• **CHALLENGE**
Skip pictures in the listing below; copy exactly the lines from the one with "Write the TikZ code for this diagram." through the one with "-- ++(0,59) -| (yc.north);", inclusive.

• **SUPPLIED MATERIAL**
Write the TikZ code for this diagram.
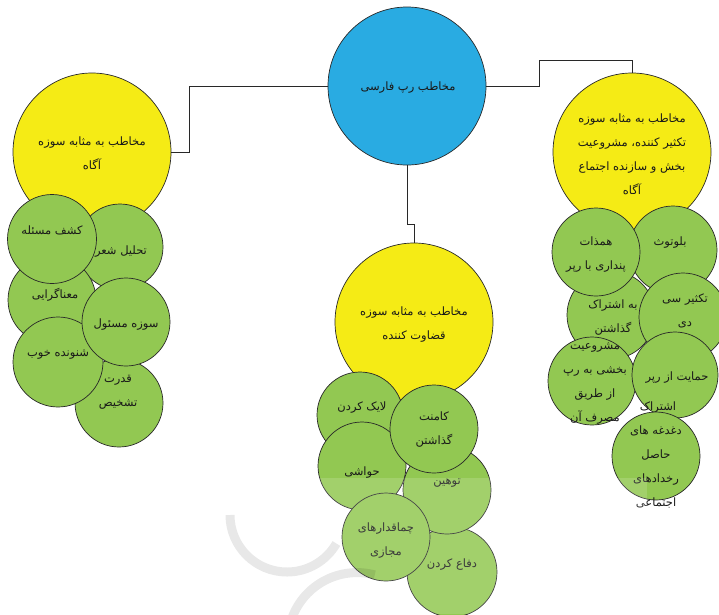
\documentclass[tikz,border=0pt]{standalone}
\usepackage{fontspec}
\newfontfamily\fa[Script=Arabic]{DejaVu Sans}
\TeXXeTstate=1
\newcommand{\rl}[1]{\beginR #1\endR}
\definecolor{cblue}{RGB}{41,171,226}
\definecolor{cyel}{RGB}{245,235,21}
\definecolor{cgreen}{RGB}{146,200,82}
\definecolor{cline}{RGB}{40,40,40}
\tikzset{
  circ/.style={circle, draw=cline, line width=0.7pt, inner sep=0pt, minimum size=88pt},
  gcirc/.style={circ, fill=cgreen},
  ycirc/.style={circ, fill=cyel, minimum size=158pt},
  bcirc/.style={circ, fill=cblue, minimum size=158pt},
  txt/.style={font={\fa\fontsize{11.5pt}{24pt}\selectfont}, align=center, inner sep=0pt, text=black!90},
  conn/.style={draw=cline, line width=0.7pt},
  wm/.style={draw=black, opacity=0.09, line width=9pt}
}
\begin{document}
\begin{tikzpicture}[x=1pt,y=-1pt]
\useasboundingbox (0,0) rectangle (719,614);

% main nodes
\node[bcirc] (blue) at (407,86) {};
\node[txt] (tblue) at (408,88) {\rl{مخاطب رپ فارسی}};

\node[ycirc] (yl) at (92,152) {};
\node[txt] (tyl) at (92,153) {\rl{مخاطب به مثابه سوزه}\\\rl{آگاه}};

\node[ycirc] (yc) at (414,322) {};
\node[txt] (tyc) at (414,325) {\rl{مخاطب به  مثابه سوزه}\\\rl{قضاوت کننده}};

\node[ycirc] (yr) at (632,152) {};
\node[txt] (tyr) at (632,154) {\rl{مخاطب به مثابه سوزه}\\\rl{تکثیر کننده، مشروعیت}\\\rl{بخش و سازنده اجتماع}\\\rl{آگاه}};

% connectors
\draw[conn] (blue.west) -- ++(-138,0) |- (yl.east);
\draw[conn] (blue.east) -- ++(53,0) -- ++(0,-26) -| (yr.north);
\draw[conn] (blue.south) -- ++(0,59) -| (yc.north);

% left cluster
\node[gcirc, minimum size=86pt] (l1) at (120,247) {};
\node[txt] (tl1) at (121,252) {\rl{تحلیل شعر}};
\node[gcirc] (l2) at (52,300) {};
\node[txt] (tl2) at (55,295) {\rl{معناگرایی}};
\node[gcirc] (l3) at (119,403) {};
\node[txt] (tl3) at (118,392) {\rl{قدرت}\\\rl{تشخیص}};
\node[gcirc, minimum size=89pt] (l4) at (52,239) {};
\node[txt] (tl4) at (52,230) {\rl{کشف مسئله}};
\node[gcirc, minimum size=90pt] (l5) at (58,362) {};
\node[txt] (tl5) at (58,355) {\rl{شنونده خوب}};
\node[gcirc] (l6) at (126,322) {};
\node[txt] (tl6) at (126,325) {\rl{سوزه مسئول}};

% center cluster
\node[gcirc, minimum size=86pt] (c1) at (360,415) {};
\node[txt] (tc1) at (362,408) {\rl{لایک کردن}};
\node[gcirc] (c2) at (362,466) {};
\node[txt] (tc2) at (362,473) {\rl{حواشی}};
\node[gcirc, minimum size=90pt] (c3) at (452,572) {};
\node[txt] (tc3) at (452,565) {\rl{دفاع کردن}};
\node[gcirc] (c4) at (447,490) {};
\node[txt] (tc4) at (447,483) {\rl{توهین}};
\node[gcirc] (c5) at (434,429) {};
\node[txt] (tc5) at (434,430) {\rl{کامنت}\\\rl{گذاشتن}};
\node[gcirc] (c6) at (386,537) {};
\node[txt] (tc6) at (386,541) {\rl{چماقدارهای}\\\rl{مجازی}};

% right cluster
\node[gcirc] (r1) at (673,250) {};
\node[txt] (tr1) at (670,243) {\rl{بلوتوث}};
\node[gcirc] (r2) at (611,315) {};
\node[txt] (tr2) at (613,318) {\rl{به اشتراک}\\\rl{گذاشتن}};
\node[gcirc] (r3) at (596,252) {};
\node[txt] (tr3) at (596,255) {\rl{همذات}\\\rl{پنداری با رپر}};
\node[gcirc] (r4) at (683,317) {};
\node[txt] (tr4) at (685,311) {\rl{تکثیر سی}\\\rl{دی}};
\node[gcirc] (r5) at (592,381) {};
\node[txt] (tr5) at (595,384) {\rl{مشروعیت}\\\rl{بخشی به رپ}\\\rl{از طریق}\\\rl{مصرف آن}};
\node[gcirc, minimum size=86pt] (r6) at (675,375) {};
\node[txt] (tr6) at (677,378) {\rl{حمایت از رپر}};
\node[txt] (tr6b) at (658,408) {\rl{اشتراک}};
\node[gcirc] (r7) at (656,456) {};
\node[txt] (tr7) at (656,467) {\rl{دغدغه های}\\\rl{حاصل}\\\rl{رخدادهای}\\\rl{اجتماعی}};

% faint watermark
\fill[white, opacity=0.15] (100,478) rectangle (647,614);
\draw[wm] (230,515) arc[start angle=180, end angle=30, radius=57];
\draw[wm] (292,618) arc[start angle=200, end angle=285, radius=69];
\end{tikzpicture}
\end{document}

==

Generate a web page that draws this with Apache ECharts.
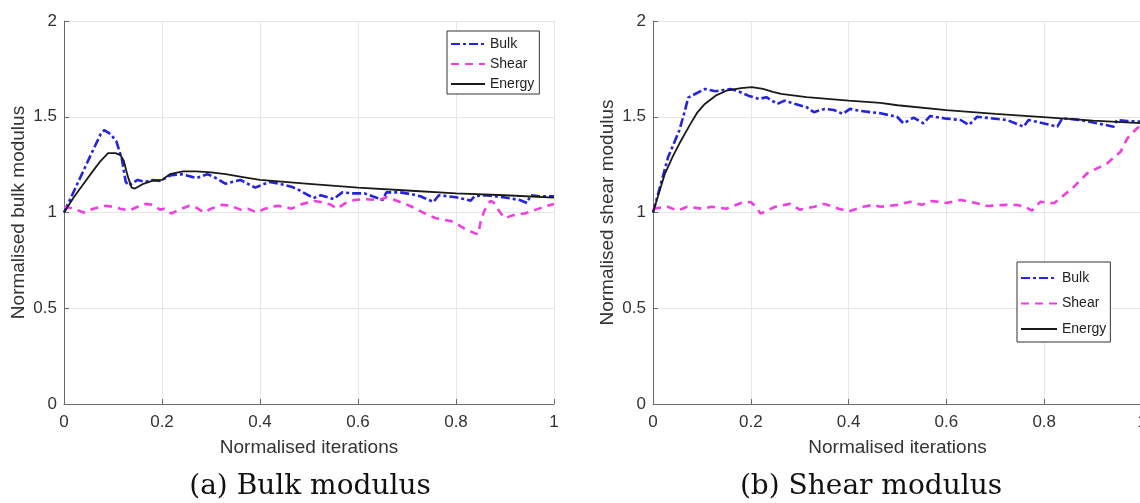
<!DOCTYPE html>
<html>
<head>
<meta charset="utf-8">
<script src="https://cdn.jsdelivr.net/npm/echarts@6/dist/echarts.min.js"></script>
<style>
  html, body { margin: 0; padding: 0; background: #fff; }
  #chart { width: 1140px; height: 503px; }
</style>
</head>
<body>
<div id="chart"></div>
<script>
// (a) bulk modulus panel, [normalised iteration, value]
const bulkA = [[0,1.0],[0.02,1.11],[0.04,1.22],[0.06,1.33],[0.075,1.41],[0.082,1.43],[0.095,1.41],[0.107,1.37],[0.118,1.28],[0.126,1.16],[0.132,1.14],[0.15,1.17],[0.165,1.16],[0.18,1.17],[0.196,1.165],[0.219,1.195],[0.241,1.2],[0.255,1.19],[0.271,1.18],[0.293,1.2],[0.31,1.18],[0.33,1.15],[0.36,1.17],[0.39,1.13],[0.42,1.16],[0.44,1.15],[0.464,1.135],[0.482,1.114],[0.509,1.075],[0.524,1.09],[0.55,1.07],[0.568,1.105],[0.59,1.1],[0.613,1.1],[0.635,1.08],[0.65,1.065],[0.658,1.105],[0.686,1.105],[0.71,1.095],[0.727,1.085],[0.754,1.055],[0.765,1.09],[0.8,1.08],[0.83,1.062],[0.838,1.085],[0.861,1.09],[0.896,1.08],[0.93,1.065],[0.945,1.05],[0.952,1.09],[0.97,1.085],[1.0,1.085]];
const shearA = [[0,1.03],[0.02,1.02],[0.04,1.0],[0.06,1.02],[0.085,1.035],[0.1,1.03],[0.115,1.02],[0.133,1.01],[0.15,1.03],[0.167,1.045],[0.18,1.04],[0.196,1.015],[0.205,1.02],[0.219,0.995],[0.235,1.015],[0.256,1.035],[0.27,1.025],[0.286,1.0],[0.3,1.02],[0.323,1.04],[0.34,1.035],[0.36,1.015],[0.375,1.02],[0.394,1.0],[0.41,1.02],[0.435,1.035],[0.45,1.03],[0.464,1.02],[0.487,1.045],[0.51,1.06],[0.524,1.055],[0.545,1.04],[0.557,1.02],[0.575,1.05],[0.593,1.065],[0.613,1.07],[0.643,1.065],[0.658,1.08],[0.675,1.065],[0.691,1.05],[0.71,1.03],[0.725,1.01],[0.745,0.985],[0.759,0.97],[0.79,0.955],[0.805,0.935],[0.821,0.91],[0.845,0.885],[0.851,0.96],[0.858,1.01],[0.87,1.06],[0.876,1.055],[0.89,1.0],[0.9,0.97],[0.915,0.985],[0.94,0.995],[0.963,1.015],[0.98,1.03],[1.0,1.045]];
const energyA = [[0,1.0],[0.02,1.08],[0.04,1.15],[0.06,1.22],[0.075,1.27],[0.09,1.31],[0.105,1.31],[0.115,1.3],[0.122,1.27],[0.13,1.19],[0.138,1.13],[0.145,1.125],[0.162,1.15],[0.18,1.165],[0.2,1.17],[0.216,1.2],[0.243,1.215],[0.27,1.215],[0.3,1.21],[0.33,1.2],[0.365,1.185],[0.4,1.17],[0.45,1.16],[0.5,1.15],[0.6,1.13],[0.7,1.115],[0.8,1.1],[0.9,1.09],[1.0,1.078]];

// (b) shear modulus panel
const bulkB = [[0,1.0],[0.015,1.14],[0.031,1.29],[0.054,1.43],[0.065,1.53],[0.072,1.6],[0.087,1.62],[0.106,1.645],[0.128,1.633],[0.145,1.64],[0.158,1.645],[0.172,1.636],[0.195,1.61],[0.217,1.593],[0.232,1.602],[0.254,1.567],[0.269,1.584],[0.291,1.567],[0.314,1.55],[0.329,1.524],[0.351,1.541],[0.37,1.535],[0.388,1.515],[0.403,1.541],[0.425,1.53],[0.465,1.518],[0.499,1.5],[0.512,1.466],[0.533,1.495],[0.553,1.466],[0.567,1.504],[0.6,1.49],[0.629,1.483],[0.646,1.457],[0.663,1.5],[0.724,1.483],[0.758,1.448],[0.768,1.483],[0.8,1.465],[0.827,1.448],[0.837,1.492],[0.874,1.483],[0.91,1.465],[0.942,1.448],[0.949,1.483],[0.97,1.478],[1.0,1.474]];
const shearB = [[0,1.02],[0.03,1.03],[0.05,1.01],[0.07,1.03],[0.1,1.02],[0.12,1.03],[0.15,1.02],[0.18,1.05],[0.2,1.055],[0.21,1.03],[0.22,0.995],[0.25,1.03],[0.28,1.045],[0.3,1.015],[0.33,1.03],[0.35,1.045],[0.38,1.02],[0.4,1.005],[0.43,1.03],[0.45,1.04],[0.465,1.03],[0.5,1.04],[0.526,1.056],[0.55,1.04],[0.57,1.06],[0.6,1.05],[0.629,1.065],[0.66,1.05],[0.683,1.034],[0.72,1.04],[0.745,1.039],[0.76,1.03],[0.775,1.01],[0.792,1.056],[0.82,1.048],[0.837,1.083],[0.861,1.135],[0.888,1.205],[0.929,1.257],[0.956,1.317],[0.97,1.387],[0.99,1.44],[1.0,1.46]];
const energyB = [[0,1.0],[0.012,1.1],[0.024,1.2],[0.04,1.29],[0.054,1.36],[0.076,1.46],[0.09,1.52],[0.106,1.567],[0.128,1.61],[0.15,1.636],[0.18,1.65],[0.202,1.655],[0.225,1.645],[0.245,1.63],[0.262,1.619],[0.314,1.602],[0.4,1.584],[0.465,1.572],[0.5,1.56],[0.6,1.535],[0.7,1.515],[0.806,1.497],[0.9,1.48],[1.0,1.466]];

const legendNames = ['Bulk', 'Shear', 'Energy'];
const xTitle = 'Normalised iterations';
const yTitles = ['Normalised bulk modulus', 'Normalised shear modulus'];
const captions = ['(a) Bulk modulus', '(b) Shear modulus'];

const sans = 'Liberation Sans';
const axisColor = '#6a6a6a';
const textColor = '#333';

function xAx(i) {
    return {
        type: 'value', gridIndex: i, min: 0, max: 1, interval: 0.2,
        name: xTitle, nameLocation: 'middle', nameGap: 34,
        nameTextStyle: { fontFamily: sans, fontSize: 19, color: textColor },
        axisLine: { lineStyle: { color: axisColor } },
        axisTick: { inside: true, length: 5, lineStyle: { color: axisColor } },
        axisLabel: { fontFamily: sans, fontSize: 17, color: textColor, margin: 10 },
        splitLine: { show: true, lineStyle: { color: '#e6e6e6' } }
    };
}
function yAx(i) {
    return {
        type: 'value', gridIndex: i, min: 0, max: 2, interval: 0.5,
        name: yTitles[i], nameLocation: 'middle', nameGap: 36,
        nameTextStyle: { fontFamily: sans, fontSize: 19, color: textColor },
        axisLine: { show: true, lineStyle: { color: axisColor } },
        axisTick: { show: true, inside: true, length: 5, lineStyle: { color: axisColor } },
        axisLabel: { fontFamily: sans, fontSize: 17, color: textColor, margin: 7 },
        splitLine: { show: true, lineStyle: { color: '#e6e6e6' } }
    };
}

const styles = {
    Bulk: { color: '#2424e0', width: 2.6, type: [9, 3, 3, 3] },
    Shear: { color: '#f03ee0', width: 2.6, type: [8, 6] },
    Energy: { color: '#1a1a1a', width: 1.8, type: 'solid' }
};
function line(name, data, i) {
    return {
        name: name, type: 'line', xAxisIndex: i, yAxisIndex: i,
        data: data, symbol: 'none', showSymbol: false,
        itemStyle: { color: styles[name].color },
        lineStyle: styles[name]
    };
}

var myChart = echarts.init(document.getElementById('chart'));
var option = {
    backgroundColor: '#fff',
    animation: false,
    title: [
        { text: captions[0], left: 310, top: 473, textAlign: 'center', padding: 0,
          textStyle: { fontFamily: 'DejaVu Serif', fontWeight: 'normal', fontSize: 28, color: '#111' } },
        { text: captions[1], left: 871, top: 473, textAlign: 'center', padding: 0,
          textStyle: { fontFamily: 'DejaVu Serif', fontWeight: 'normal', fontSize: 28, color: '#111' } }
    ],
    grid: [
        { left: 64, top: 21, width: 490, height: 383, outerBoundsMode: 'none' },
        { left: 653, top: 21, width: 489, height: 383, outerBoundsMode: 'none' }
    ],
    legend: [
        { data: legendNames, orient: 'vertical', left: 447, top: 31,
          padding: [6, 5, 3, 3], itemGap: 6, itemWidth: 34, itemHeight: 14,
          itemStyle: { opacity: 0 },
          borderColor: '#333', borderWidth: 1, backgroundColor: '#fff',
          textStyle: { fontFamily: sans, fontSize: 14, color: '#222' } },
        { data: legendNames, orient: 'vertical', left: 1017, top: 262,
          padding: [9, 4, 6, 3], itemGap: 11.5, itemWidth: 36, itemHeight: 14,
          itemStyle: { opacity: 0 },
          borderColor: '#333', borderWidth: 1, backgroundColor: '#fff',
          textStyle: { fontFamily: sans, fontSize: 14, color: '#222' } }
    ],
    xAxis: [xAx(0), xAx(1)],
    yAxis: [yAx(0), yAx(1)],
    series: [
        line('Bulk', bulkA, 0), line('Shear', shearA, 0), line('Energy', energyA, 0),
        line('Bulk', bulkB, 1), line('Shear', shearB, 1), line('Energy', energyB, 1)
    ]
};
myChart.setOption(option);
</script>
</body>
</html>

* * *

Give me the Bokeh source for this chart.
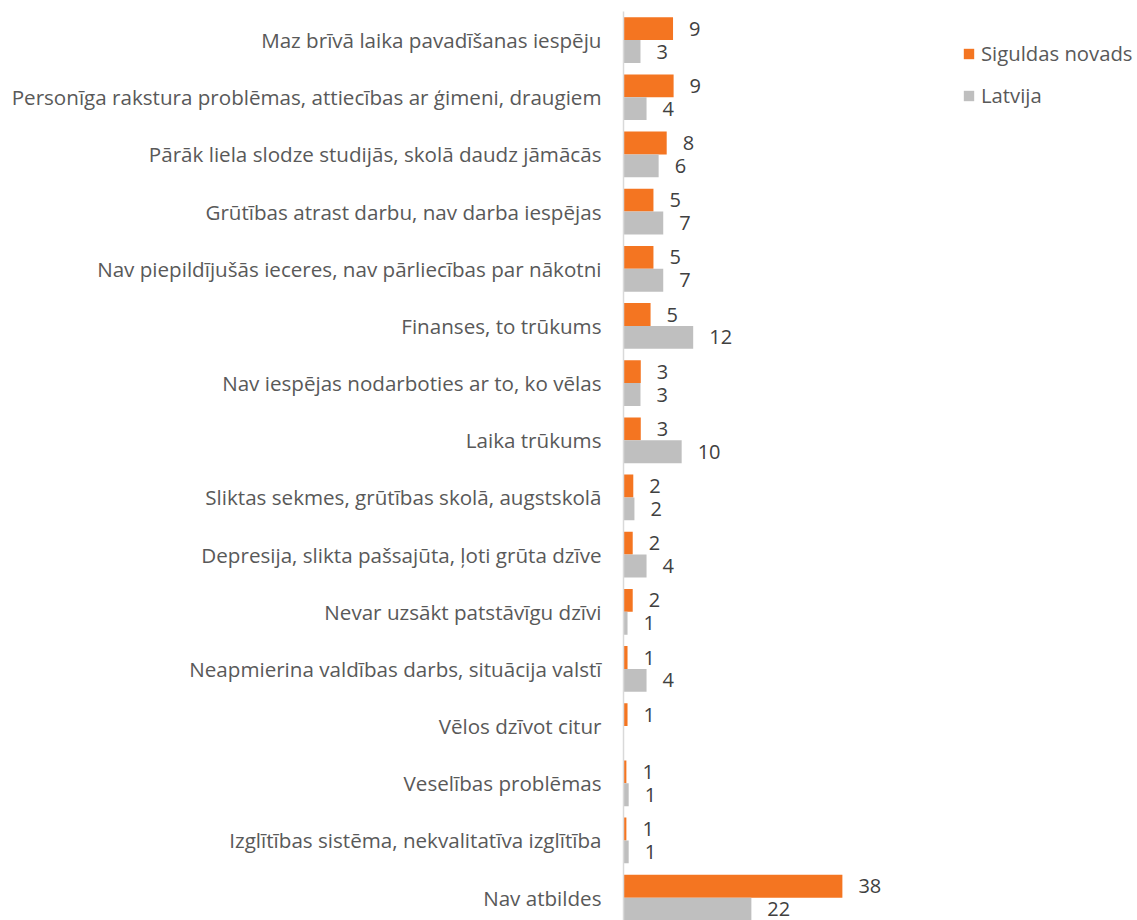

• **FINAL RESULT**
Write the TikZ code for this diagram.
\documentclass[tikz,border=0pt]{standalone}
\usepackage{fontspec}
\newfontfamily\fa[Script=Arabic]{DejaVu Sans}
\TeXXeTstate=1
\newcommand{\rl}[1]{\beginR #1\endR}
\definecolor{cblue}{RGB}{41,171,226}
\definecolor{cyel}{RGB}{245,235,21}
\definecolor{cgreen}{RGB}{146,200,82}
\definecolor{cline}{RGB}{40,40,40}
\tikzset{
  circ/.style={circle, draw=cline, line width=0.7pt, inner sep=0pt, minimum size=88pt},
  gcirc/.style={circ, fill=cgreen},
  ycirc/.style={circ, fill=cyel, minimum size=158pt},
  bcirc/.style={circ, fill=cblue, minimum size=158pt},
  txt/.style={font={\fa\fontsize{11.5pt}{24pt}\selectfont}, align=center, inner sep=0pt, text=black!90},
  conn/.style={draw=cline, line width=0.7pt},
  wm/.style={draw=black, opacity=0.09, line width=9pt}
}
\begin{document}
\begin{tikzpicture}[x=1pt,y=-1pt]
\useasboundingbox (0,0) rectangle (719,614);

% main nodes
\node[bcirc] (blue) at (407,86) {};
\node[txt] (tblue) at (408,88) {\rl{مخاطب رپ فارسی}};

\node[ycirc] (yl) at (92,152) {};
\node[txt] (tyl) at (92,153) {\rl{مخاطب به مثابه سوزه}\\\rl{آگاه}};

\node[ycirc] (yc) at (414,322) {};
\node[txt] (tyc) at (414,325) {\rl{مخاطب به  مثابه سوزه}\\\rl{قضاوت کننده}};

\node[ycirc] (yr) at (632,152) {};
\node[txt] (tyr) at (632,154) {\rl{مخاطب به مثابه سوزه}\\\rl{تکثیر کننده، مشروعیت}\\\rl{بخش و سازنده اجتماع}\\\rl{آگاه}};

% connectors
\draw[conn] (blue.west) -- ++(-138,0) |- (yl.east);
\draw[conn] (blue.east) -- ++(53,0) -- ++(0,-26) -| (yr.north);
\draw[conn] (blue.south) -- ++(0,59) -| (yc.north);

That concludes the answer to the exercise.